Modern Shrimp Pasta
- Kosher salt
- 8 Ounces whole wheat spaghetti
- 1 Yellow squash
- 1 Zucchini
- 1 Pound peeled and deveined medium shrimp, tails removed
- Freshly ground black pepper
- 2 Tablespoons olive oil
- 1 Cup cherry tomatoes, halved
- 4 Cloves garlic, finely chopped
- Pinch of crushed red pepper flakes, optional
- ½ Cup low-sodium vegetable or chicken broth
- 2 Tablespoons chopped fresh chives
- Whole wheat spaghetti
- Yellow squash
- Cherry tomatoes
- Red pepper flakes
- Low-sodium vegetable broth
- Kosher salt
- Black pepper
- Olive oil
- Bring a large pot of salted water to a boil. Add the spaghetti and cook according to package directions for al dente.

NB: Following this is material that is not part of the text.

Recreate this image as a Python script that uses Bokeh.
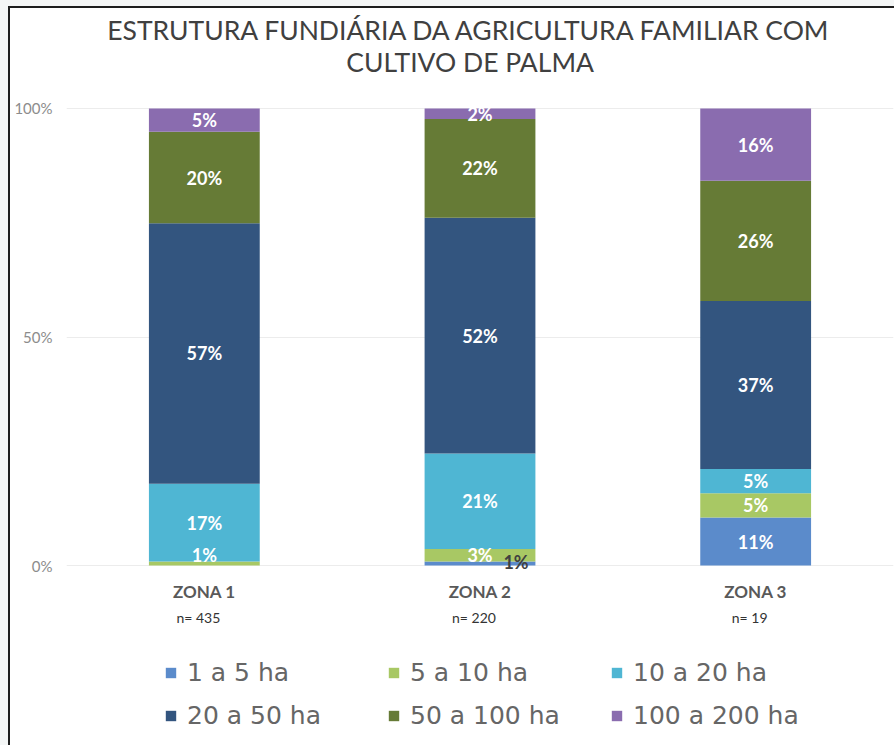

- While the pasta cooks, trim the top and bottom from the squash and zucchini. Peel both, in ribbons, into a colander, using a vegetable peeler, turning the squash as you peel. Stop peeling the squash and zucchini when you only have the center core of seeds left. Discard the core and seeds.
- Reserve ¼ cup of the pasta water, and then drain the pasta over the squash and zucchini ribbons. Put in a medium bowl and toss to evenly distribute the pasta with the squash and zucchini ribbons.
- Toss the shrimp with ½ teaspoon kosher salt and some pepper. Heat 1 tablespoon of oil in a large skillet over medium-high heat. Add the shrimp, spread into a single layer and cook without stirring, until just turning pink around the edges, about 2 minutes. Stir the shrimp, add the tomatoes, garlic and pepper flakes and continue to cook until the tomatoes have softened and the garlic has toasted, about 1 minute. Add the pasta and squash ribbons, broth and the remaining 1 tablespoon olive oil. Cook, tossing, until warmed through and most of the liquid has been absorbed. Add the pasta water a bit at a time, if needed, if the noodles seem dry.
- Season with additional salt and pepper. Divide among 4 bowls and top with the chives.